When your car is your last bastion of warmth, which features are best to have?
Winter is a season some find magical and quite whimsical, but the fact of the matter is low temperatures are not comfortable for anybody, even those who declare themselves wholehearted lovers of this time of year. And cars nowadays are adding more and more temperature comfort features to keep as many parts of your body as warm as possible - this is definitely a positive development in the industry.
On top of this, while in the past such features were the reserve of high-end luxury cars, today you can get quite fancy features on a regular city car not designed to be anything special. These features are becoming more and more important to buyers since some manufacturers seem to have no trouble adding them to all their cars, while others still consider some features are best reserved for vehicles higher up in their range.
Once you’ve experienced these features, which we’ve assembled into a list below, you’ll wonder how you lived without them all those years before; here’s our pick of the ten desirable automotive features to keep you warm in winter.
You may not have seen a heated windscreen before in a car, because it’s not all that common a feature, but it works pretty much like the rear screen defogger and defroster.
The only difference is the fact that for the windscreen, you can’t have visible lines distracting you right in your field of view, so very fine, almost invisible wires are used.
You can still see them, but they are arranged vertically, not horizontally as they usually are for the rear screen, and they are really useful because they spare you from having to scrape the ice buildup the screen. You can just do some basic cleaning of the side windows, then you can just sit inside the car, press some buttons, get warmed up and wait for the ice to melt, a process which is even quicker if you have the next feature on the list.

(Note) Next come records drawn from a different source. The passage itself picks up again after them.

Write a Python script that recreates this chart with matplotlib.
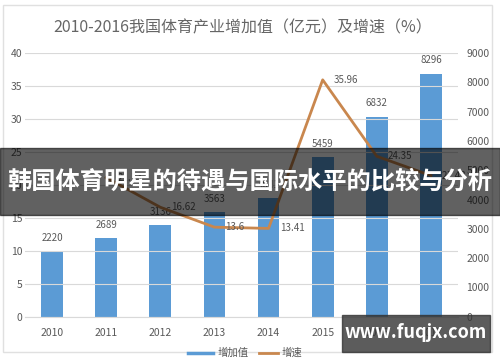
import matplotlib
matplotlib.use("Agg")
import matplotlib.pyplot as plt
from matplotlib.patches import Rectangle

plt.rcParams['font.family'] = ['Noto Sans CJK SC', 'DejaVu Sans']

years = ['2010', '2011', '2012', '2013', '2014', '2015', '2016', '2017']
added_value = [2220, 2689, 3136, 3563, 4041, 5459, 6832, 8296]
growth_years = ['2011', '2012', '2013', '2014', '2015', '2016', '2017']
growth = [21.13, 16.62, 13.6, 13.41, 35.96, 24.35, 21.43]

left_ticks = [0, 5, 10, 15, 20, 25, 30, 35, 40]
right_ticks = [0, 1000, 2000, 3000, 4000, 5000, 6000, 7000, 8000, 9000]

title = '2010-2016我国体育产业增加值（亿元）及增速（%）'
banner = '韩国体育明星的待遇与国际水平的比较与分析'
watermark = 'www.fuqjx.com'

txt = '#595959'
bar_c = '#5B9BD5'
line_c = '#C9874E'

fig = plt.figure(figsize=(5, 3.62), dpi=100)
ax = fig.add_axes([0.05, 0.125, 0.866, 0.728])
ax2 = ax.twinx()

x = list(range(len(years)))
gx = [years.index(y) for y in growth_years]

# bars on right axis
ax2.bar(x, added_value, width=0.4, color=bar_c, zorder=2)
for xi, v in zip(x, added_value):
    ax2.annotate(str(v), (xi, v), xytext=(0, 6), textcoords='offset points',
                 ha='center', va='bottom', fontsize=7, color=txt)
ax2.set_ylim(0, 9000)
ax2.set_yticks(right_ticks)

# growth line on left axis, drawn above bars
ax.set_zorder(ax2.get_zorder() + 1)
ax.patch.set_visible(False)
ax.plot(gx, growth, color=line_c, lw=2, zorder=3)
for xi, v in zip(gx, growth):
    ax.annotate(f'{v:g}', (xi, v), xytext=(8, 0), textcoords='offset points',
                ha='left', va='center', fontsize=7, color=txt)
ax.set_ylim(0, 40)
ax.set_yticks(left_ticks)
ax.set_xlim(-0.5, len(years) - 0.5)
ax.set_xticks(x)
ax.set_xticklabels(years)

ax.grid(axis='y', color='#D9D9D9', lw=0.8)
ax.set_axisbelow(True)
for a in (ax, ax2):
    for s in a.spines.values():
        s.set_visible(False)
    a.tick_params(length=0, labelsize=7.5, labelcolor=txt)
ax.spines['bottom'].set_visible(True)
ax.spines['bottom'].set_color('#D9D9D9')
ax.tick_params(axis='x', pad=8)
ax.tick_params(axis='y', pad=2)
ax2.tick_params(axis='y', pad=6)

fig.text(0.485, 0.922, title, ha='center', va='center', fontsize=11.5, color='#666666')

# legend at bottom
fig.add_artist(plt.Line2D([0.376, 0.426], [0.025, 0.025], color=bar_c, lw=2.5))
fig.text(0.436, 0.025, '增加值', ha='left', va='center', fontsize=7.5, color=txt)
fig.add_artist(plt.Line2D([0.518, 0.556], [0.025, 0.025], color=line_c, lw=2))
fig.text(0.564, 0.025, '增速', ha='left', va='center', fontsize=7.5, color=txt)

# chart border
fig.add_artist(Rectangle((0.006, 0.028), 0.978, 0.958, transform=fig.transFigure,
                         fill=False, ec='#E0E0E0', lw=1))

# overlay banner
fig.add_artist(Rectangle((0, 1 - 215 / 362), 1, 67 / 362, transform=fig.transFigure,
                         color='black', alpha=0.62, zorder=10))
fig.text(0.5, 1 - 182 / 362, banner, ha='center', va='center', fontsize=17.5,
         color='white', fontweight='bold', zorder=11)

# watermark
fig.add_artist(Rectangle((342 / 500, 1 - 352 / 362), 148 / 500, 37 / 362,
                         transform=fig.transFigure, color='#333333', alpha=0.8, zorder=10))
fig.text(416 / 500, 1 - 333 / 362, watermark, ha='center', va='center', fontsize=13,
         color='white', fontweight='bold', zorder=11)

fig.savefig('out.png', dpi=100)
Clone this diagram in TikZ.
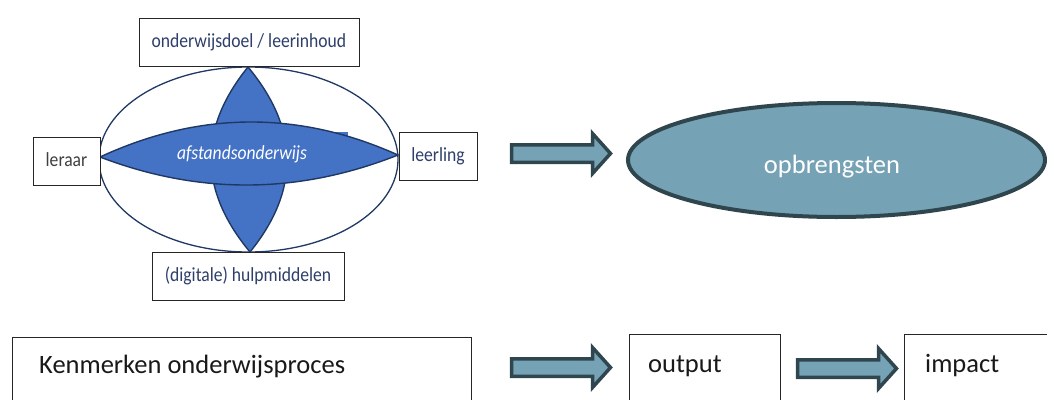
\documentclass[tikz,border=0pt]{standalone}
\usepackage{fontspec}
\setmainfont{Carlito}
\newfontfamily\condfont[FakeStretch=0.88]{Carlito}
\usetikzlibrary{shapes.geometric}
\definecolor{navy}{HTML}{203864}
\definecolor{lensblue}{HTML}{4472C4}
\definecolor{slate}{HTML}{76A2B5}
\definecolor{slatedark}{HTML}{2F464E}
\definecolor{boxtext}{HTML}{2F3F6B}
\tikzset{
  diabox/.style={draw=black!85, line width=1pt, fill=white, inner sep=0pt,
    font=\condfont\fontsize{20}{24}\selectfont, text=boxtext,
    text height=14pt, text depth=4pt},
  plainbox/.style={draw=black!85, line width=1pt, fill=white, inner sep=0pt, anchor=north west},
  bigtext/.style={anchor=base west, inner sep=0pt, font=\fontsize{26.5}{30}\selectfont, text=black!90},
  arrowshape/.style={fill=slate, draw=slatedark, line width=3.5pt, line join=miter},
  blockarrow/.pic={\draw[arrowshape] (0,-8.75) -- (81,-8.75) -- (81,-20) -- (99,0) -- (81,20) -- (81,8.75) -- (0,8.75) -- cycle;}
}
\begin{document}
\begin{tikzpicture}[x=1pt,y=-1pt]
\useasboundingbox (0,0) rectangle (1047,399);
\clip (0,0) rectangle (1047,399);
% big ellipse
\node[ellipse, draw=navy, line width=1.3pt, fill=white, inner sep=0pt,
      minimum width=299pt, minimum height=185pt] (outer) at (248.5,159.5) {};
% vertical lens
\draw[fill=lensblue, draw=navy, line width=1.4pt]
  (248,67) .. controls (198,128.67) and (198.67,190.33) .. (250,252)
  .. controls (300,190.33) and (299.33,128.67) .. (248,67) -- cycle;
% horizontal lens
\fill[lensblue]
  (100,157) .. controls (199.33,111) and (298.67,110.33) .. (398,155)
  .. controls (298.67,194.33) and (199.33,195) .. (100,157) -- cycle;
\fill[lensblue] (168,131.5) rectangle (348,160);
\draw[draw=navy, line width=1.4pt]
  (100,157) .. controls (199.33,111) and (298.67,110.33) .. (398,155)
  .. controls (298.67,194.33) and (199.33,195) .. (100,157) -- cycle;
\node[font=\condfont\itshape\fontsize{20}{24}\selectfont, text=white,
      text height=14pt, text depth=4pt, inner sep=0pt] (lenstxt) at (242,154) {afstandsonderwijs};
% boxes around
\node[diabox, minimum width=220pt, minimum height=48pt] (doel) at (249,42) {onderwijsdoel / leerinhoud};
\node[diabox, minimum width=67pt, minimum height=48pt, text=black!75] (leraar) at (66.5,161) {leraar};
\node[diabox, minimum width=78pt, minimum height=48pt] (leerling) at (438,156) {leerling};
\node[diabox, minimum width=192pt, minimum height=48pt] (hulp) at (248,276) {(digitale) hulpmiddelen};
% arrow and opbrengsten
\pic at (511.5,153.5) {blockarrow};
\node[ellipse, draw=slatedark, line width=4pt, fill=slate, inner sep=0pt,
      minimum width=417pt, minimum height=114pt] (opb) at (836.5,160) {};
\node[anchor=base, inner sep=0pt, font=\fontsize{26.5}{30}\selectfont, text=white] (opbt) at (832,173) {opbrengsten};
% bottom row
\node[plainbox, minimum width=459pt, minimum height=80pt] (kenm) at (12,337) {};
\node[bigtext] (kenmt) at (39,373) {Kenmerken onderwijsproces};
\pic at (511.5,367.5) {blockarrow};
\node[plainbox, minimum width=151pt, minimum height=80pt] (outp) at (629,334) {};
\node[bigtext] (outpt) at (648,372.5) {output};
\pic at (797.5,368.5) {blockarrow};
\node[plainbox, minimum width=200pt, minimum height=80pt] (imp) at (904,334) {};
\node[bigtext] (impt) at (925,372.5) {impact};
\end{tikzpicture}
\end{document}
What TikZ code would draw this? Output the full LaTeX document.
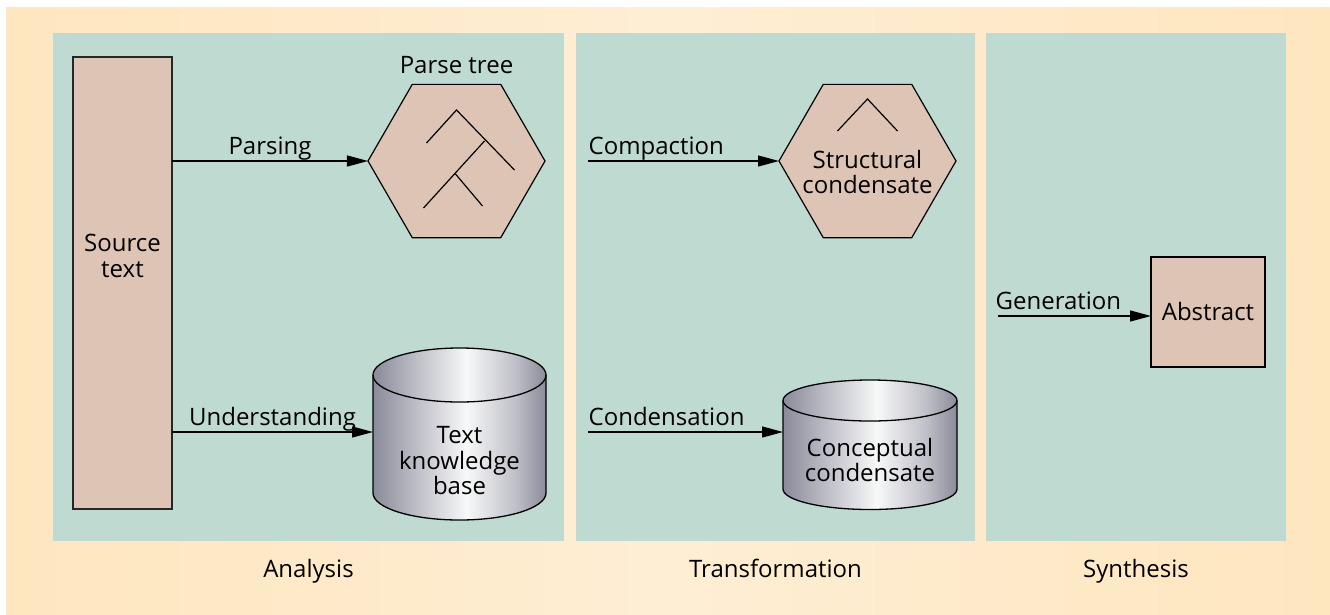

Manufacturers don’t usually offer these from the factory on any new car that I was able to find, but there is a wide variety of aftermarket solutions which promise an easy install and immediate results. These systems are very simple and essentially comprised of a pair of wipers that have a heating element embedded in them, and when you purchase the kit, you are also given a power module that you need to hook up to the battery.
This style of wiper usually works automatically, if temperatures dip below a certain threshold, but only when the ignition is on.
They are not particularly expensive, and if you are fed up with having to scrape ice off your windscreen every morning, it’s definitely a quick and easy mod that’s surprisingly effective. Although, when you do install them, you really need to spend a bit of time to make sure the wiring is properly connected and routed around the engine compartment.
Unlike heated wiper blades, heated windscreen washer nozzles are a feature you may see fitted on cars from the factory.
They don’t really heat up the liquid as it’s squirted onto the screen, as you might think, and their sole purpose is to not freeze up and prevent the flow of that good blue stuff.
You can fit aftermarket ones to your car, and they’re not a very difficult install, since they are usually very easy to take out. Just like with the heated wiper blades, the trickiest part is doing the wiring and making sure it’s clean and safe so that it doesn’t ruin your clean looking engine compartment.
Most cars have heated side mirrors that usually turn on along with the rear defroster. Some cars have separate buttons for you to only turn on mirror heating, but most don’t. As you may imagine, the heating elements they have embedded prevent them from fogging up and also help melt ice.
The ice melting part is more important here, because oftentimes during winter you can’t get at the ice that builds up on the mirror.
The scraper is either too big, or the mirror itself is a bit of an awkward shape to get at, and you end up driving around with only partly cleared mirrors because you couldn’t reach ice in the corners or around the edge.
Only luxury cars sold in cold climates used to have heated steering wheels, but nowadays you can get one in a Kia Rio supermini. Granted, Kia (and Hyundai) is a bit ahead of the curve when it comes to democratizing some of these luxury features and adding them to as many of their vehicles as possible.
Now you may think that having a heated steering wheel isn’t as important as seeing out of the windscreen or in the mirrors, and actually, you’re right; it’s not.
However, if you’ve ever put your bare hand (with no mitts on) on a freezing cold steering wheel and compare that feeling to grabbing onto a nice toasty leather-wrapped helm - you will understand why so many people want this feature in their car and why it’s really growing in popularity.